The following code cell identifies which time annotations have been recorded in the training job for the selected timerange:

In [None]:
# Note change index range below with selected index range from above cell
view_timeline_charts.find_time_annotations([300,310]) 

Following cell creates a detailed view of framework metrics for the selected timerange. To avoid issues with out of memory, it will only plot the first 1000 datapoints.

In [None]:
# Note change index range below with selected index range from above cell
view_timeline_charts.plot_detailed_profiler_data([300,310])

#### Identifying CPU bottlenecks

A heatmap is a representation where each row corresponds to one metric (CPU core and GPU utilizations) and x-axis is the duration of the training job. It allows to more easily spot CPU bottlenecks e.g. if utilization on GPU is low but a utilization of one or more cores is high. 

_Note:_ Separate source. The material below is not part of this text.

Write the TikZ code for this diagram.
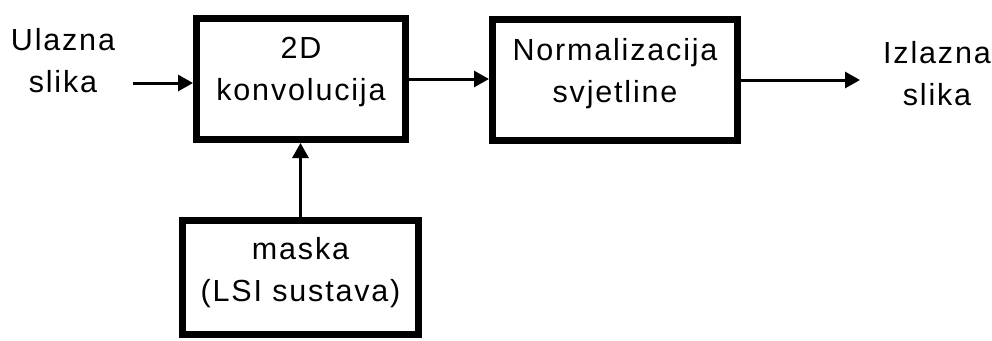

In the below heatmap, Yellow indicates maximum utilization, purple means that utilization was 0. GPUs have frequent stalled cycles where utilization is dropping to 0 while at the same time utilization on CPU cores is at a maximum. This is a clear indication of a CPU bottleneck where GPUs are waiting for the data to arrive. Such a bottleneck can be caused for instance by a compute-heavy pre-processing.

In [None]:
from smdebug.profiler.analysis.notebook_utils.heatmap import Heatmap

system_metrics_reader.refresh_event_file_list()
view_heatmap = Heatmap(system_metrics_reader, plot_height=450)

#### Merging all the trace events 

The profiler captures events from different sources, such as framework, debugger hook, Horovod (if applicable). Putting them together, aligning the events and visualizing, will give an idea of events occurring in different components of the training job, and identify potential issues. The merge_timeline() API below combines the different types of trace event files into one trace event file, which can then be viewed in the browser.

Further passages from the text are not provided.